__TASK DESCRIPTION__
Omit the pictures and print exactly the lines of the listing below, starting at the first and ending at the line containing "Chart.register(...registerables);".

------------

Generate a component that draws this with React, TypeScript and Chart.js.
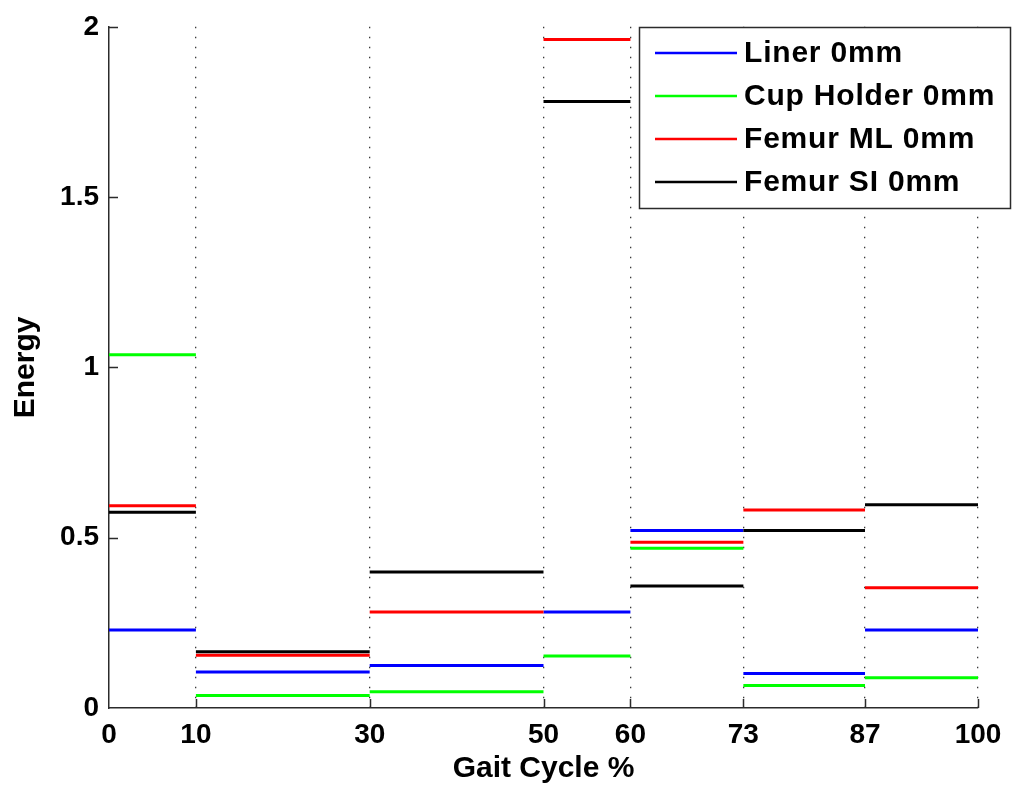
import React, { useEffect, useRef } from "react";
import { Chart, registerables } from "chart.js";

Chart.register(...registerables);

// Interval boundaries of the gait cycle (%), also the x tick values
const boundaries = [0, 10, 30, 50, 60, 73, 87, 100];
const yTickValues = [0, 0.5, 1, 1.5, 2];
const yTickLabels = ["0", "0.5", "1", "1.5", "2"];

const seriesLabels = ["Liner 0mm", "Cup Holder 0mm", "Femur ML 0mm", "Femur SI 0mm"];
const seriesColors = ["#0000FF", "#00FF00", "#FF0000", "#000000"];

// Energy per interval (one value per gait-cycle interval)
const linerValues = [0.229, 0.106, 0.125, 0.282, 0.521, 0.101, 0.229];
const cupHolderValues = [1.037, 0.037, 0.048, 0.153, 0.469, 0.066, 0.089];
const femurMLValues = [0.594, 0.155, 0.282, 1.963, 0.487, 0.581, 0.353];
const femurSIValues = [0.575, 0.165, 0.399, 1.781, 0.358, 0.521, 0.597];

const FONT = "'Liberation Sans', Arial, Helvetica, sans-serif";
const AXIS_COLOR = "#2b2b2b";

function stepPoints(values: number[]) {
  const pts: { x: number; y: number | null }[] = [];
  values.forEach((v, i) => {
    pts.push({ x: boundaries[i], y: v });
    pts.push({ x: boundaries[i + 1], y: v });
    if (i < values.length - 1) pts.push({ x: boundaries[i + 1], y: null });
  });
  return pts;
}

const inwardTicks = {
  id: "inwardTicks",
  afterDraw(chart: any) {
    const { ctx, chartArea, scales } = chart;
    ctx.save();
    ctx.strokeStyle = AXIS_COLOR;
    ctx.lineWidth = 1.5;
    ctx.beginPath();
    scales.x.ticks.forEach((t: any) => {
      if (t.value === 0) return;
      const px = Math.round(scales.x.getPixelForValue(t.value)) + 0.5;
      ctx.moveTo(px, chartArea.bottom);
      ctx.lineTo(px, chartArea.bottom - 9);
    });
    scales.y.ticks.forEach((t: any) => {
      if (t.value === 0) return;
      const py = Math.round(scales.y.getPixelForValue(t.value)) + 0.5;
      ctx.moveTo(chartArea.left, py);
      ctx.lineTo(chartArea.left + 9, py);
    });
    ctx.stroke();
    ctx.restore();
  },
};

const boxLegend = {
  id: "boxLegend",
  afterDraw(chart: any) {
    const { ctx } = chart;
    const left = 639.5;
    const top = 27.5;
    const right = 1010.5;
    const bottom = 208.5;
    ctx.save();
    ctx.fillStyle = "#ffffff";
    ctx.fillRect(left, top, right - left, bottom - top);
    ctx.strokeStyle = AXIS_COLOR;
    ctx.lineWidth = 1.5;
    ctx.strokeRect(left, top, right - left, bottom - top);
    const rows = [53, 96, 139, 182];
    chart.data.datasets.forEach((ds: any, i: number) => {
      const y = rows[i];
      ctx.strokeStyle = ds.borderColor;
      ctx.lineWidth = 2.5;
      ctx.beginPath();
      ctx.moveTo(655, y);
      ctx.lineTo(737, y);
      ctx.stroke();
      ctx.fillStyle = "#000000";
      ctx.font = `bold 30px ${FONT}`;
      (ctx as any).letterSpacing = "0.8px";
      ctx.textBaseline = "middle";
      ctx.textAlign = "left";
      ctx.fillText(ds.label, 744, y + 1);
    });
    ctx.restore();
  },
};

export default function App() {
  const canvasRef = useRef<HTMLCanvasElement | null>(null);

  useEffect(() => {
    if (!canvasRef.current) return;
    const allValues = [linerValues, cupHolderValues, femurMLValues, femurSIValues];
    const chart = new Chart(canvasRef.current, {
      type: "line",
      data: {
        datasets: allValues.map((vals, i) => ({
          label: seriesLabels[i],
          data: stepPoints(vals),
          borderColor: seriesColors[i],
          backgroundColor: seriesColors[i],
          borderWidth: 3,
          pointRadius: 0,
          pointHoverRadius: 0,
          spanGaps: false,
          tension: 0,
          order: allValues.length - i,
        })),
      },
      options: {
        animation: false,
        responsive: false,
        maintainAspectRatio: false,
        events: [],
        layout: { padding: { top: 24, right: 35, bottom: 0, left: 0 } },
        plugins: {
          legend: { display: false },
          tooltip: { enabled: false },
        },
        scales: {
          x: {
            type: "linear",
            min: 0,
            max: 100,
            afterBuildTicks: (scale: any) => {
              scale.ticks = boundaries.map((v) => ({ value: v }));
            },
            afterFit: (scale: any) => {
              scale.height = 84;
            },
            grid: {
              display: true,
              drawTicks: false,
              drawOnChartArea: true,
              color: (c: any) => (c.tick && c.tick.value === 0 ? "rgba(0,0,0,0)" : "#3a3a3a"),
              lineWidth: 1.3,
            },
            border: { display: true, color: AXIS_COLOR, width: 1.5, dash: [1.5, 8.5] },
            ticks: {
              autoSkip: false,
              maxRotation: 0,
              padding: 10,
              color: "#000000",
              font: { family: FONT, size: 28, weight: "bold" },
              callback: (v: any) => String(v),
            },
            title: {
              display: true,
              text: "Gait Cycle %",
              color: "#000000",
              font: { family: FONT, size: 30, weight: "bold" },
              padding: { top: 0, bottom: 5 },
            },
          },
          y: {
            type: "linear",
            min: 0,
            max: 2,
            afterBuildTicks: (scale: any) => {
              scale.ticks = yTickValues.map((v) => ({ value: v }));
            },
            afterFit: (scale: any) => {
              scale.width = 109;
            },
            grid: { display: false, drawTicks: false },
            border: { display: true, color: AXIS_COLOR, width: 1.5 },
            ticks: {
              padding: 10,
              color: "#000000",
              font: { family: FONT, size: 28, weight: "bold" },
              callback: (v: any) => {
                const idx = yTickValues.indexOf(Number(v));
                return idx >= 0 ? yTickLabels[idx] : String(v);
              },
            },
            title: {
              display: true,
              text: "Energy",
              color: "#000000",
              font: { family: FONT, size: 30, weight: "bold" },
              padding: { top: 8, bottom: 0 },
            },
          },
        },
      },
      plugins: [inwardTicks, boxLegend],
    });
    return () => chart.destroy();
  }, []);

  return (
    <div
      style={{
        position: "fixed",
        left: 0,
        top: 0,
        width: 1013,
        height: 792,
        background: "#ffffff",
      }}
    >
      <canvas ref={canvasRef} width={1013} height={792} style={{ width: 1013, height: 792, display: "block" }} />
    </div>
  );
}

------------

__EXPECTED OUTPUT__
Generate a component that draws this with React, TypeScript and Chart.js.
import React, { useEffect, useRef } from "react";
import { Chart, registerables } from "chart.js";

Chart.register(...registerables);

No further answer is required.